→ **What to do**: Print nothing but the lines from the start of the listing below through the line that contains "var isoMedian = 9.88;". Do not include the pictures.

→ **Records**:
⟨

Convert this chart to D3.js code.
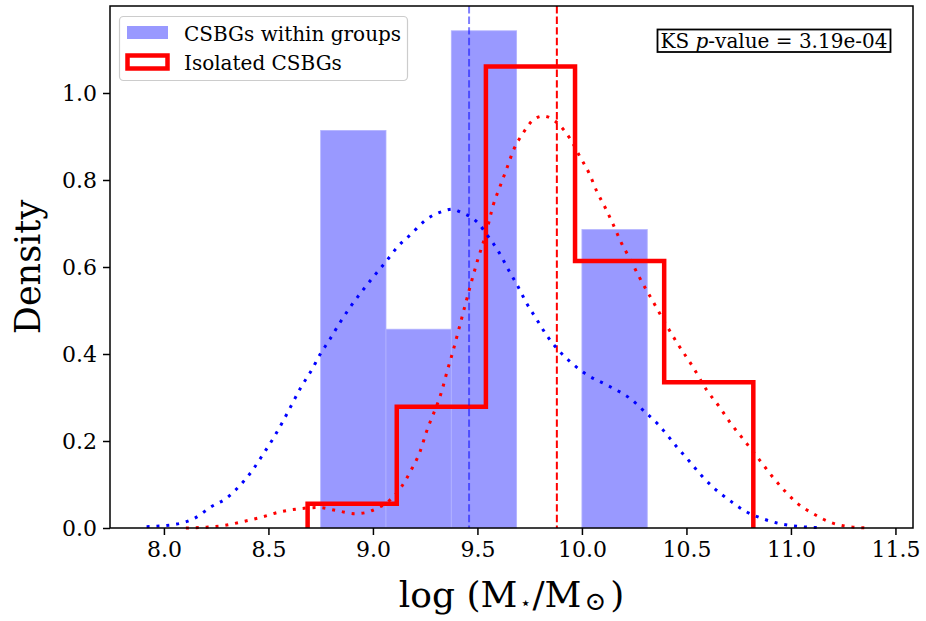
<!DOCTYPE html>
<html>
<head>
<meta charset="utf-8">
<script src="https://cdn.jsdelivr.net/npm/d3@7"></script>
<style>
  body { margin: 0; background: #fff; }
  svg { display: block; font-family: "DejaVu Serif", serif; }
</style>
</head>
<body>
<svg id="chart"></svg>
<script>
// histogram of CSBGs within groups (density)
var groupEdges = [8.75, 9.0625, 9.375, 9.6875, 10.0, 10.3125];
var groupDensity = [0.914, 0.457, 1.143, 0.0, 0.686];

// step histogram of isolated CSBGs (density)
var isoEdges = [8.6875, 9.114, 9.5405, 9.967, 10.3935, 10.82];
var isoDensity = [0.0558, 0.279, 1.061, 0.614, 0.335];

// medians (dashed vertical lines)
var groupMedian = 9.46;
var isoMedian = 9.88;

// kde curves, [logM, density]
var kdeGroup = [
  [7.917, 0.003], [8.061, 0.009], [8.145, 0.022], [8.230, 0.050], [8.298, 0.068],
  [8.364, 0.098], [8.424, 0.133], [8.475, 0.170], [8.523, 0.206], [8.568, 0.244],
  [8.611, 0.283], [8.656, 0.324], [8.702, 0.359], [8.746, 0.398], [8.794, 0.434],
  [8.842, 0.472], [8.893, 0.509], [8.949, 0.545], [9.005, 0.579], [9.062, 0.612],
  [9.121, 0.648], [9.185, 0.677], [9.252, 0.708], [9.333, 0.728], [9.379, 0.733],
  [9.420, 0.726], [9.461, 0.717], [9.499, 0.703], [9.552, 0.670], [9.604, 0.633],
  [9.649, 0.593], [9.694, 0.555], [9.735, 0.517], [9.783, 0.480], [9.834, 0.441],
  [9.887, 0.409], [9.956, 0.377], [10.025, 0.352], [10.110, 0.331], [10.150, 0.321],
  [10.230, 0.298], [10.301, 0.267], [10.365, 0.238], [10.453, 0.187], [10.513, 0.154],
  [10.573, 0.120], [10.636, 0.090], [10.708, 0.063], [10.788, 0.037], [10.867, 0.021],
  [10.956, 0.009], [11.051, 0.003], [11.139, 0.001]
];
var kdeIso = [
  [8.105, 0.000], [8.204, 0.002], [8.292, 0.006], [8.380, 0.015], [8.467, 0.025],
  [8.555, 0.037], [8.643, 0.044], [8.738, 0.047], [8.826, 0.040], [8.914, 0.033],
  [8.962, 0.035], [9.018, 0.045], [9.081, 0.064], [9.137, 0.095], [9.185, 0.135],
  [9.225, 0.175], [9.254, 0.218], [9.333, 0.321], [9.356, 0.362], [9.381, 0.403],
  [9.405, 0.446], [9.429, 0.490], [9.464, 0.553], [9.501, 0.616], [9.541, 0.677],
  [9.576, 0.743], [9.608, 0.785], [9.640, 0.826], [9.671, 0.867], [9.716, 0.906],
  [9.772, 0.940], [9.815, 0.947], [9.891, 0.927], [9.947, 0.892], [9.990, 0.854],
  [10.035, 0.815], [10.070, 0.775], [10.113, 0.735], [10.153, 0.694], [10.188, 0.656],
  [10.233, 0.616], [10.273, 0.578], [10.341, 0.520], [10.408, 0.463], [10.456, 0.425],
  [10.530, 0.371], [10.597, 0.317], [10.657, 0.279], [10.711, 0.241], [10.769, 0.206],
  [10.852, 0.155], [10.908, 0.120], [10.967, 0.087], [11.030, 0.057], [11.110, 0.032],
  [11.195, 0.012], [11.282, 0.003], [11.378, 0.000]
];

var xTicks = [8.0, 8.5, 9.0, 9.5, 10.0, 10.5, 11.0, 11.5];
var yTicks = [0.0, 0.2, 0.4, 0.6, 0.8, 1.0];
var legendLabels = ["CSBGs within groups", "Isolated CSBGs"];
var ksText = "3.19e-04";

var width = 926, height = 621;
var margin = { left: 110, right: 13, top: 6, bottom: 93 };

var svg = d3.select("#chart").attr("width", width).attr("height", height);

var x = d3.scaleLinear().domain([7.742, 11.584]).range([margin.left, width - margin.right]);
var y = d3.scaleLinear().domain([0, 1.2]).range([height - margin.bottom, margin.top]);

// blue density bars
var bars = groupDensity.map(function(d, i) { return { x0: groupEdges[i], x1: groupEdges[i + 1], h: d }; });
svg.append("g").selectAll("rect")
  .data(bars.filter(function(d) { return d.h > 0; }))
  .enter().append("rect")
  .attr("x", function(d) { return x(d.x0); })
  .attr("width", function(d) { return x(d.x1) - x(d.x0); })
  .attr("y", function(d) { return y(d.h); })
  .attr("height", function(d) { return y(0) - y(d.h); })
  .attr("fill", "#9999ff")
  .attr("stroke", "#b3b3ff")
  .attr("stroke-width", 0.8);

// red step outline
var stepPts = [[isoEdges[0], 0]];
isoDensity.forEach(function(d, i) {
  stepPts.push([isoEdges[i], d]);
  stepPts.push([isoEdges[i + 1], d]);
});
stepPts.push([isoEdges[isoEdges.length - 1], 0]);
var line = d3.line().x(function(d) { return x(d[0]); }).y(function(d) { return y(d[1]); });
svg.append("path")
  .attr("d", line(stepPts))
  .attr("fill", "none")
  .attr("stroke", "red")
  .attr("stroke-width", 4.5)
  .attr("stroke-linejoin", "miter");

// median lines
svg.append("line")
  .attr("x1", x(groupMedian)).attr("x2", x(groupMedian))
  .attr("y1", y(1.2)).attr("y2", y(0))
  .attr("stroke", "blue").attr("stroke-opacity", 0.5)
  .attr("stroke-width", 2).attr("stroke-dasharray", "7.4,3.2");
svg.append("line")
  .attr("x1", x(isoMedian)).attr("x2", x(isoMedian))
  .attr("y1", y(1.2)).attr("y2", y(0))
  .attr("stroke", "red")
  .attr("stroke-width", 2).attr("stroke-dasharray", "7.4,3.2");

// kde curves (dotted)
var smooth = d3.line().curve(d3.curveMonotoneX)
  .x(function(d) { return x(d[0]); }).y(function(d) { return y(d[1]); });
svg.append("path").attr("d", smooth(kdeGroup))
  .attr("fill", "none").attr("stroke", "blue")
  .attr("stroke-width", 3).attr("stroke-dasharray", "3,6.9");
svg.append("path").attr("d", smooth(kdeIso))
  .attr("fill", "none").attr("stroke", "red")
  .attr("stroke-width", 3).attr("stroke-dasharray", "3,6.9");

// axes
var xAxis = svg.append("g")
  .attr("transform", "translate(0," + y(0) + ")")
  .call(d3.axisBottom(x).tickValues(xTicks).tickFormat(d3.format(".1f")).tickSizeInner(7).tickSizeOuter(0).tickPadding(6));
var yAxis = svg.append("g")
  .attr("transform", "translate(" + x.range()[0] + ",0)")
  .call(d3.axisLeft(y).tickValues(yTicks).tickFormat(d3.format(".1f")).tickSizeInner(7).tickSizeOuter(0).tickPadding(6));
[xAxis, yAxis].forEach(function(a) {
  a.attr("font-family", null).attr("font-size", null);
  a.select(".domain").remove();
  a.selectAll("line").attr("stroke", "#000").attr("stroke-width", 1.5);
  a.selectAll("text")
    .style("font-family", "'DejaVu Serif', serif")
    .style("font-size", "22px")
    .attr("fill", "#000");
});

// frame
svg.append("rect")
  .attr("x", x.range()[0]).attr("y", y.range()[1])
  .attr("width", x.range()[1] - x.range()[0])
  .attr("height", y.range()[0] - y.range()[1])
  .attr("fill", "none").attr("stroke", "#000").attr("stroke-width", 1.5);

// axis labels
svg.append("text")
  .attr("transform", "translate(40," + (y(0.6)) + ") rotate(-90)")
  .attr("text-anchor", "middle")
  .attr("font-size", 35)
  .text("Density");

var xl = svg.append("text")
  .attr("x", (x.range()[0] + x.range()[1]) / 2)
  .attr("y", 607)
  .attr("text-anchor", "middle")
  .attr("font-size", 36);
xl.append("tspan").text("log (M");
xl.append("tspan").attr("font-size", 18).attr("dy", 2).attr("dx", 3).text("\u22c6");
xl.append("tspan").attr("dy", -2).attr("dx", 1).text("/M");
xl.append("tspan").attr("font-size", 26).attr("dy", 3).attr("dx", 3).text("\u2299");
xl.append("tspan").attr("dy", -3).attr("dx", 4).text(")");

// legend
var lg = svg.append("g");
lg.append("rect")
  .attr("x", 119.5).attr("y", 16.5).attr("width", 288).attr("height", 64)
  .attr("rx", 4).attr("fill", "#fff").attr("fill-opacity", 0.8)
  .attr("stroke", "#cccccc").attr("stroke-width", 1.2);
lg.append("rect")
  .attr("x", 127).attr("y", 26).attr("width", 41).attr("height", 13)
  .attr("fill", "#9999ff");
lg.append("rect")
  .attr("x", 127.5).attr("y", 55.5).attr("width", 40).attr("height", 13)
  .attr("fill", "none").attr("stroke", "red").attr("stroke-width", 4.5);
lg.selectAll("text.leg").data(legendLabels).enter().append("text")
  .attr("class", "leg")
  .attr("x", 184)
  .attr("y", function(d, i) { return 40.5 + i * 29.5; })
  .attr("font-size", 20)
  .text(function(d) { return d; });

// KS p-value box
svg.append("rect")
  .attr("x", 657.5).attr("y", 29.5)
  .attr("width", 233).attr("height", 22.5)
  .attr("fill", "#fff").attr("stroke", "#000").attr("stroke-width", 1.8);
var ks = svg.append("text")
  .attr("x", 774).attr("y", 48)
  .attr("text-anchor", "middle")
  .attr("font-size", 20);
ks.append("tspan").text("KS ");
ks.append("tspan").attr("font-style", "italic").text("p");
ks.append("tspan").text("-value = " + ksText);
</script>
</body>
</html>
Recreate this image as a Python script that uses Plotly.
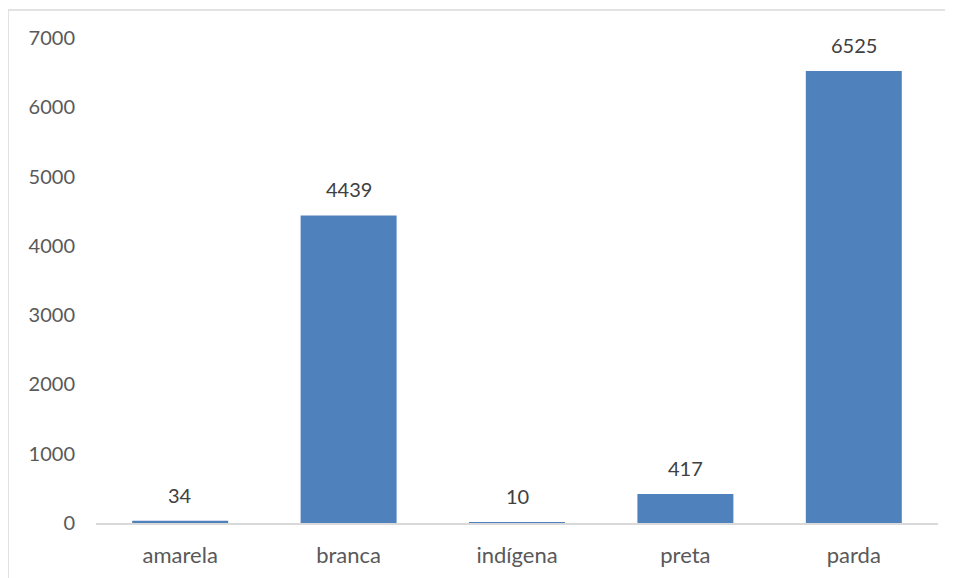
import plotly.graph_objects as go

categories = ["amarela", "branca", "indígena", "preta", "parda"]
values = [34, 4439, 10, 417, 6525]
y_ticks = [0, 1000, 2000, 3000, 4000, 5000, 6000, 7000]

# page offset: browser body margin of 8px
OFF = 8
W, H = 953, 578
L, T = 96 - OFF, 38 - OFF
R = W - (938 - OFF)
B = H - (523 - OFF)
plot_w = W - L - R
plot_h = H - T - B

FONT = "Lato"

fig = go.Figure()
fig.add_trace(go.Bar(
    x=categories, y=values,
    marker=dict(color="#4F81BD", line=dict(width=0)),
    hoverinfo="x+y",
))

for c, v in zip(categories, values):
    fig.add_annotation(
        x=c, y=v, text=str(v), showarrow=False,
        yanchor="bottom", yshift=12,
        font=dict(family=FONT, size=20, color="#404040"),
    )

# outer chart border (light gray)
fig.add_shape(
    type="rect", xref="paper", yref="paper",
    x0=(8 - OFF - L) / plot_w, x1=1.3,
    y0=-0.4, y1=(H - B - (10 - OFF)) / plot_h,
    line=dict(color="#D9D9D9", width=1.5),
    fillcolor="rgba(0,0,0,0)", layer="below",
)

fig.update_layout(
    width=W, height=H,
    margin=dict(l=L, r=R, t=T, b=B, pad=0),
    paper_bgcolor="white", plot_bgcolor="white",
    bargap=0.43, showlegend=False,
    font=dict(family=FONT, size=20, color="#595959"),
    xaxis=dict(
        showline=True, linecolor="#D9D9D9", linewidth=1.5,
        ticks="", showgrid=False, zeroline=False,
        tickfont=dict(family=FONT, size=22, color="#595959"),
        ticklabelstandoff=12,
    ),
    yaxis=dict(
        range=[0, 7000], tickvals=y_ticks, ticktext=[str(t) for t in y_ticks],
        showgrid=False, zeroline=False, showline=False, ticks="",
        tickfont=dict(family=FONT, size=20, color="#595959"),
        ticklabelstandoff=20,
    ),
)

fig.write_html("out.html")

⟩

→ **Reply**:
Convert this chart to D3.js code.
<!DOCTYPE html>
<html>
<head>
<meta charset="utf-8">
<script src="https://cdn.jsdelivr.net/npm/d3@7"></script>
<style>
  body { margin: 0; background: #fff; }
  svg { display: block; font-family: "DejaVu Serif", serif; }
</style>
</head>
<body>
<svg id="chart"></svg>
<script>
// histogram of CSBGs within groups (density)
var groupEdges = [8.75, 9.0625, 9.375, 9.6875, 10.0, 10.3125];
var groupDensity = [0.914, 0.457, 1.143, 0.0, 0.686];

// step histogram of isolated CSBGs (density)
var isoEdges = [8.6875, 9.114, 9.5405, 9.967, 10.3935, 10.82];
var isoDensity = [0.0558, 0.279, 1.061, 0.614, 0.335];

// medians (dashed vertical lines)
var groupMedian = 9.46;
var isoMedian = 9.88;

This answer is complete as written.